Избранные сочинения в пяти томах. Том 4 - страница 24



– Скажи ей, – умоляла мама, – что несчастных полно всюду.

– Коли не хочешь за Ванечку выпить, – не дослушав мой перевод, выдохнула Харина, – хоть за своего дерни… Клопов у нас керосином морят, а печаль – водкой. А у вас чем?

– Клопов у нас не было, – ответил я за маму.

– А мы с печалью и с клопами всю жизнь не расстаемся, – промолвила Анна Пантелеймоновна. – В печали нас зачали, печалями вскормили, и печалью, как глиной, на погосте засыплют… Выпьем!

Водка обожгла непривыкшее горло мамы, она надсадно закашлялась, зашмыгала носом, вытерла краем подола глаза и уставилась на улыбающегося Ивана.

Он улыбался не со стены, а из вечности.

– Хорошая фотография, Аня, – по-русски произнесла мама, впервые назвав хозяйку по имени. – Скажи ей, Гиршеле, что… если с отцом что-нибудь случится… нам нечего будет на стену повесить. Мы все там оставили. Все.

IV

Время шло, но здоровье Розалии Соломоновны не улучшалось. Бывали дни, когда она почти не вставала с постели, а если и вставала, то только для того, чтобы в сопровождении Левки, пришибленного ее болезнью, добраться до отхожего места.

– Зачем мучаешься? Делай в сенях. В ведро! – сжалился над квартиранткой суровый Бахыт, который особым человеколюбием (в конвойные команды сердобольных не брали) не отличался, но который втихомолку все-таки просил Аллаха, чтобы тот исцелил больную. Что за прок в мертвых? Мертвые за постой не платят. Выживет жилица – будет платить, а помрет – отправится на бессрочный постой к Богу, и прощай, доход. – Пускай Левка ведро в будку носит, потом его в арыке моет, песком натирает. Зачем, Роза, мучиться…

Но Гиндина его разрешением не воспользовалась.

– Нет, нет, – замотала она крупной, с высоким лбом, головой и поблагодарила страдальческой улыбкой Бахыта.

Опираясь на выломанную в орешнике палку, Розалия Соломоновна семенила на край захламленного двора, к потрепанному ветрами нужнику с незакрывающейся дверью, возле которого постоянно кучковались оголодавшие куры со взъерошенными, грязными перьями.

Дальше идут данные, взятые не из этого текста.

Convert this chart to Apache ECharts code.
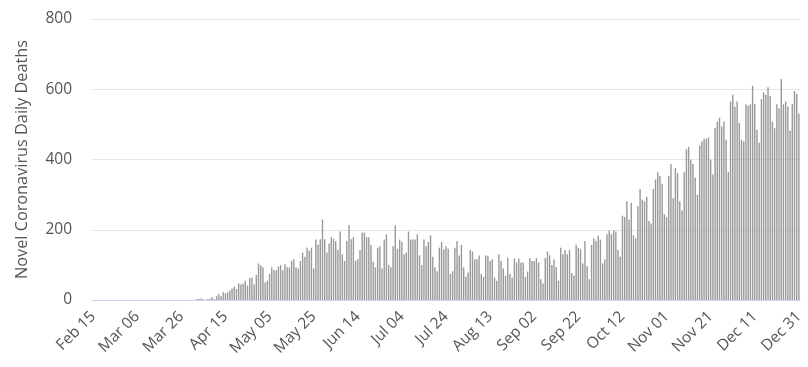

На обратном пути из нужника Розалия Соломоновна всегда присаживалась на тележное колесо, заросшее бурьяном, и впивалась взглядом в синее, свежее, как только что выжатое белье, небо, пытаясь что-то невиданное разглядеть или что-то необычное, не доступное до сих пор ее слуху, услышать.

– Подышу немного свежим воздухом, – говорила она, как бы оправдываясь за свою расслабленность перед Левкой.

Свежим воздухом на подворье Бахыта и не пахло. Пахло плесенью, огородной прелью, остывшими углями и обильными коровьими лепехами, вразброс желтевшими на проселке.

– Посиди, отдохни, – подбадривал Розалию Соломоновну Левка и, примостясь с ней рядом на опрокинутое вверх днищем в рыжих плешинах ржавчины ведро, вперял взгляд в роскошную кроличью шапку Ала-Тау, в бескрайнее и непорочное подворье Господа Бога – небо. В погожие дни Розалия Соломоновна и Левка просиживали во дворе до самых сумерек, которые светились молочно-восковой спелостью несметных звезд и маслянистыми, как только-только вылупившиеся из скорлупы каштаны, зрачками меланхолика-ишака.

Иногда Розалия Соломоновна украдкой переводила взгляд с темнеющего неба на сына, и тогда Левку охватывал странный и непонятный страх. Казалось, недалек тот день, когда мама больше не поднимется с тележного колеса, застынет на нем в своей отрешенно-задумчивой позе, с ног до головы обрастет бурьяном, и только любознательный ишак Бахыта по весне забредет сюда и, оглашая окрестности своим самозабвенным криком, примется пощипывать первые завитушки зелени.